begin GIVEN DATA

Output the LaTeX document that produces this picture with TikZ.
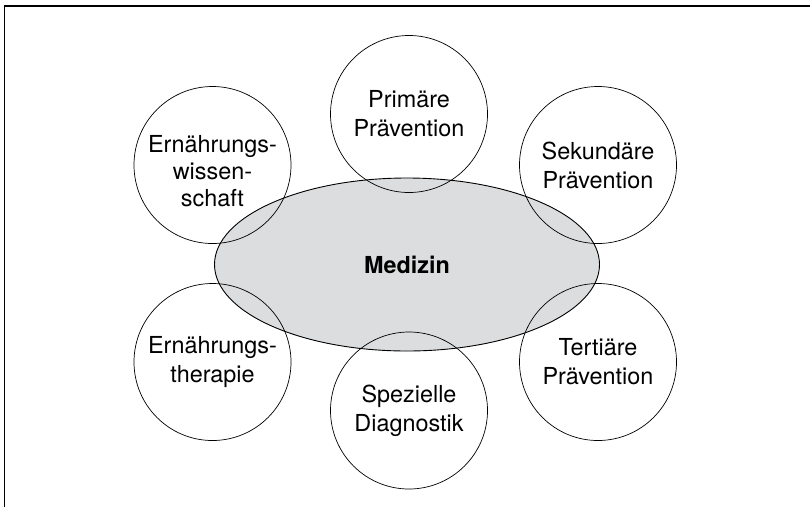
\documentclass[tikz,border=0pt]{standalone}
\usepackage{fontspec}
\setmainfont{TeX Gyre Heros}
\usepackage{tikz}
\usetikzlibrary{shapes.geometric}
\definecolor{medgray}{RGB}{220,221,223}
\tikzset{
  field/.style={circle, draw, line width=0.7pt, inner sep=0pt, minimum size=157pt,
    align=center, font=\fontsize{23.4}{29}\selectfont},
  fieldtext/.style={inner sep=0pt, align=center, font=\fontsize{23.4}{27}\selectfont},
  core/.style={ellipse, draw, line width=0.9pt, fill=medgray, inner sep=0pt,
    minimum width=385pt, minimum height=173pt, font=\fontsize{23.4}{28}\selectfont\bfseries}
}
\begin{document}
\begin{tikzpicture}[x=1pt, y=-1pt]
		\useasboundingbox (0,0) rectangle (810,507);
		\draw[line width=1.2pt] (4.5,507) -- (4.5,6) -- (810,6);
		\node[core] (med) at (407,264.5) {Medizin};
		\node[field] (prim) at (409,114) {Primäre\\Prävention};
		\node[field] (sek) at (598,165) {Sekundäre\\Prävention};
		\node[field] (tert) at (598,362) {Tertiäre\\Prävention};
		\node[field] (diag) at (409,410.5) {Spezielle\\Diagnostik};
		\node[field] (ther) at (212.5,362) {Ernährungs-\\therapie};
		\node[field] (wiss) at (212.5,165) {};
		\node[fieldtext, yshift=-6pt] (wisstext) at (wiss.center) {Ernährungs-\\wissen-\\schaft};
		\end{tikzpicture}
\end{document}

end GIVEN DATA

● **WRITTEN EXERCISE**
Repeat the listing in full and exactly. Leave any pictures out.

● **EXPECTED OUTPUT**
Output the LaTeX document that produces this picture with TikZ.
\documentclass[tikz,border=0pt]{standalone}
\usepackage{fontspec}
\setmainfont{TeX Gyre Heros}
\usepackage{tikz}
\usetikzlibrary{shapes.geometric}
\definecolor{medgray}{RGB}{220,221,223}
\tikzset{
  field/.style={circle, draw, line width=0.7pt, inner sep=0pt, minimum size=157pt,
    align=center, font=\fontsize{23.4}{29}\selectfont},
  fieldtext/.style={inner sep=0pt, align=center, font=\fontsize{23.4}{27}\selectfont},
  core/.style={ellipse, draw, line width=0.9pt, fill=medgray, inner sep=0pt,
    minimum width=385pt, minimum height=173pt, font=\fontsize{23.4}{28}\selectfont\bfseries}
}
\begin{document}
\begin{tikzpicture}[x=1pt, y=-1pt]
		\useasboundingbox (0,0) rectangle (810,507);
		\draw[line width=1.2pt] (4.5,507) -- (4.5,6) -- (810,6);
		\node[core] (med) at (407,264.5) {Medizin};
		\node[field] (prim) at (409,114) {Primäre\\Prävention};
		\node[field] (sek) at (598,165) {Sekundäre\\Prävention};
		\node[field] (tert) at (598,362) {Tertiäre\\Prävention};
		\node[field] (diag) at (409,410.5) {Spezielle\\Diagnostik};
		\node[field] (ther) at (212.5,362) {Ernährungs-\\therapie};
		\node[field] (wiss) at (212.5,165) {};
		\node[fieldtext, yshift=-6pt] (wisstext) at (wiss.center) {Ernährungs-\\wissen-\\schaft};
		\end{tikzpicture}
\end{document}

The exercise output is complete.